Photo Credit: United Artists

'80s Movie Month: "Raging Bull" Review

Rating: R (violence, profanity)
Length: 129 minutes
Release Date: Dec. 19, 1980
Directed by: Martin Scorsese
Genre: Biography/Drama/Sport

Jake La Motta (Robert De Niro) is a man who has a lot of rage in him. He uses it to good effect in the ring when he boxes, obliterating opponents by channeling his anger. The problem is that he can't seem to leave the rage in the ring, so when the fight is over, he has to find other places to take it out. His family, particularly wife Vickie (Cathy Moriarty), becomes the target in "Raging Bull," a film based on the story of real-life boxer La Motta, who penned the book that was adapted for the film.

The film begins in 1941, when La Motta was trying to make his way up the middleweight ranks and meets Vickie, who was just fifteen years old at the time. He is taken by her beauty and divorces his wife to marry her, but his deep-seeded insecurities threaten the union almost immediately. He can't believe such a gorgeous woman could be faithful to him, so he accuses her of cheating on a number of occasions. One time he even suspects that she is stepping out on him with his own brother, Joey (Joe Pesci). He beats Joey in an explosive fit of rage, ensuring that everyone he loves is scared of him.

La Motta would go on to win a title, but being a champion still didn't assuage his insecurities. If anything, success made them grow to the point where Vickie, battered repeatedly despite a lack of any evidence of infidelity, finally leaves the raging bull she married, taking their kids with him. La Motta loses his title, wife, kids, and brother, yet he doesn't seem to reflect on this the way a sane person would. Instead, he continues to let his rage rule him, carving out a life that is equal parts pathetic and sad in his twilight years, all of which are presented in an unflinching and memorable manner.

De Niro had already been acting on the screen for a full fifteen years before "Raging Bull" came out in 1980. He had even won an Oscar already, for his performance in "The Godfather: Part II" in 1974 and made other great movies like "The Deer Hunter" and "Taxi Driver." Still, "Raging Bull" is arguably his best role out of all of those—and not just because he won his second Oscar for the role. It was because of his complete and total transformation into the part. De Niro wasn't just an actor playing a part, he embodied La Motta in a way few actors have ever been able to do. His dedication to the part is the stuff of legend, including working for months to achieve La Motta's top boxing physique, then eating copious amounts of French and Italian food in order to play him in his later years as a pudgy has-been. He even went so far as to train as a boxer and enter real boxing matches, even managing to walk away with a few victories.

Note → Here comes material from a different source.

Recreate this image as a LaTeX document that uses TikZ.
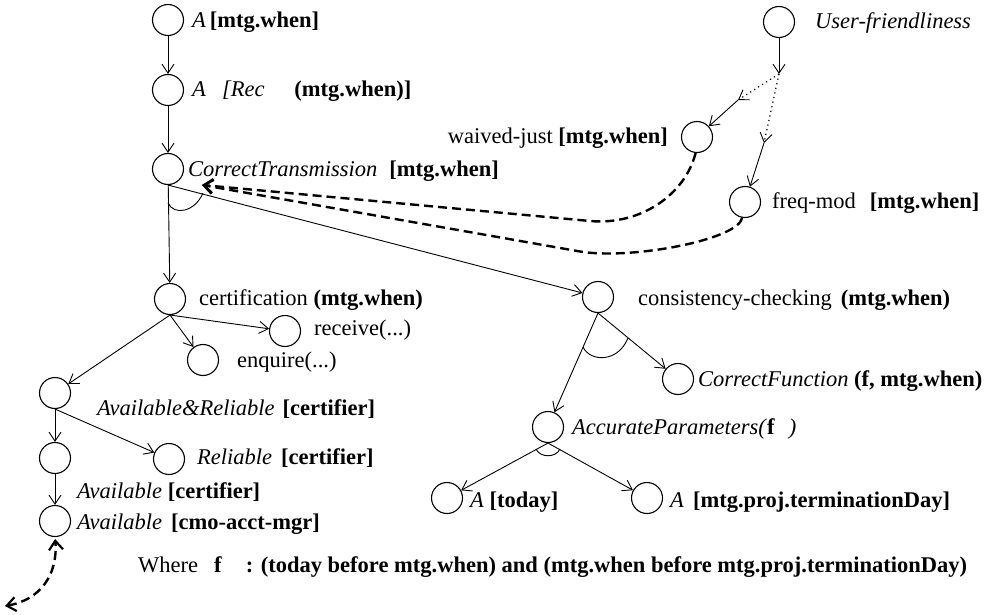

Incredibly, the only other Oscar that the film won besides De Niro's was for editor Thelma Schoonmaker, who deserved the award every bit as much as De Niro deserved his. This is mostly due to the fight scenes, which were estimated to take two weeks to film but ended up taking ten weeks instead. Director Martin Scorsese knew that the fight scenes needed to be brutal to be realistic, and he wouldn't settle for simply glazing over the beatings in order to sterilize them. He captured every recoil and every bit of flying blood and sweat; then, he handed the footage over to Schoonmaker, who turned them into one of the best parts of the film. There is a certain beauty in the brutality, as she expertly mixed sound and visuals to make each fight as stunning as the next.

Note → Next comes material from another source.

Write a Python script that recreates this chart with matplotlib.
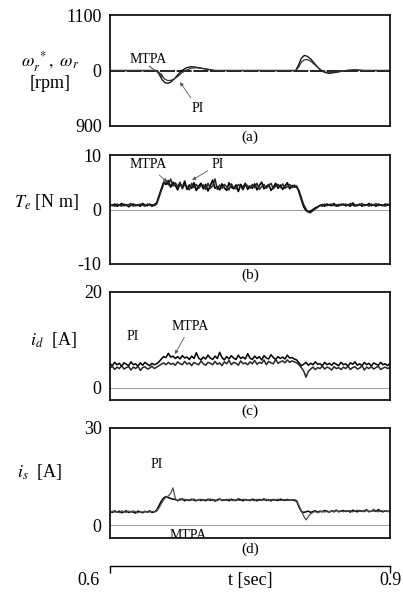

"Raging Bull" was declared the best film on the 1980s by some critics when it came out, which was shocking considering that it was released in December 1980. Even though there were still nine years left in the decade, some looked at the film and realized nothing better could possibly be made in the ensuing nine years. Arguments could be made for other films, but "Raging Bull" is not only one of the best films of the 80s but one of the best of all time. It is influential in a number of ways and has even helped make black-and-white films cool again. Time has shown that it should have won more Oscars than it did, but the way it influenced a generation of filmmakers and actors is all the accolades this legendary film really needs.